JAKARTA: Singapore’s performance at the 2018 Asian Games was lower than expected, but the contingent’s overall medal haul has been buoyed by emerging debutants, said the Singapore Sports Institute’s Richard Gordon on Saturday (Sep 1). head of High Performance for Sport and Athlete Life at the Singapore Sport Institute,
Speaking to media at a press conference wrapping the Games for Team Singapore in Indonesia on Saturday (Sep 1), the head of High Performance for Sport and Athlete Life said: “Overall I think we were lower than our initial expectations. Our expectations were to try and beat the (medal count from the) 2014 Games. We’ve fallen short of that.”
As of Saturday afternoon, Singapore’s medal count from Indonesia stood at four golds, four silvers and 14 bronzes. At the last edition of the Asian Games in Incheon, South Korea, Singapore brought home five gold medals, six silvers and 13 bronzes.
“However, it’s not a simple yes or no. We’ve got to look at the stories behind the medals. We’ve got look at the stories behind the sports and competition. There were some places where we were up, other places where we were not,” said Gordon.
Team Singapore chef de mission Lee Wung Yew, however, maintained that the team “delivered an excellent showing” at the Games.
“Our athletes showed no fear coming up against some of the world’s best athletes to fight for every point and victory. With a contingent formed largely of debutants, the results are very encouraging and hopefully, this indicates greater successes for them in the future,” said the former Olympic shooter.
Lee also announced that Team Singapore were given a “B” grade for this edition of the Asian Games.
In spite of the rating, Gordon stressed that the team was going through a transition, particularly with younger athletes emerging to replace established stars.
“There’ve been very encouraging performances in that regard … the number of personal bests and national records we have broken by the emerging contingent coming through gives us good grounds for hope,” said Gordon.
He highlighted that debutants made up 75 per cent of Singapore’s contingent and that of the athletes that received a medal, 75 per cent were debutants.
As an example, Lee cited the achievements of the men’s contract bridge team that clinched gold, and jujitsu exponent Constance Lien, who clinched silver. He also lauded the silat team, which clinched two silvers and three bronzes at the Games.
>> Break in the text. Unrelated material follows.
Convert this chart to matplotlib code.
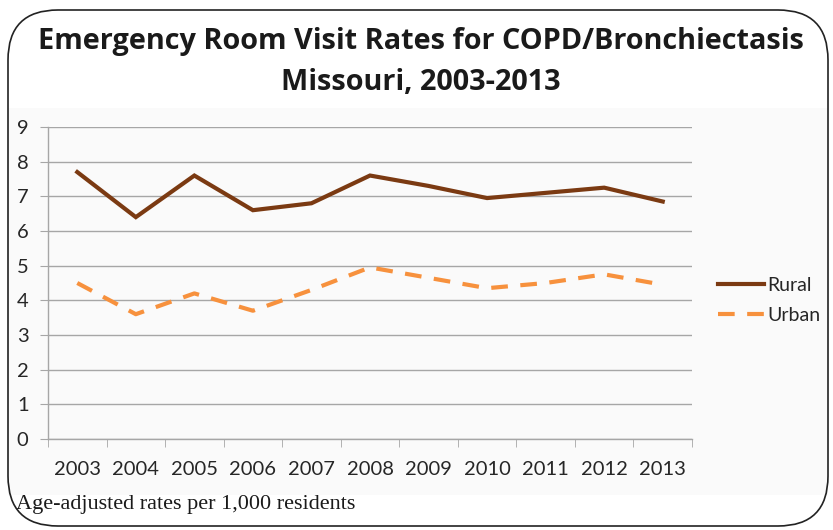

When asked about why sports that Singapore were traditionally strong in won fewer medals, Gordon reasoned that the programme in Indonesia for sports like sailing and bowling was different from that at Incheon.
Sailing won a gold and a bronze in Jakarta, a medal haul that paled in comparison with 2014 when the team brought home three golds, two silvers and two bronzes.
“There have been been significant changes to the (sailing) programme. For example, many of the sailing classes in which we were very successful in 2014 are not in these Games,” said Gordon. “For bowling, we’ve seen the reduction in the number of games and that has impacted our team.”
“Overall we feel that we have made some progress over 2014, though the headline figures showed we have one gold fewer and … fewer medals, but its only by a small number,” he added.
Gordon maintained that the athletes have held up their positive performances from the 2015 SEA Games, and that the team is “going in the right direction”.
“This is a long-term project. We know it takes eight to 12 years to develop high-performance athletes. Its not something that’s going to change overnight,” he said.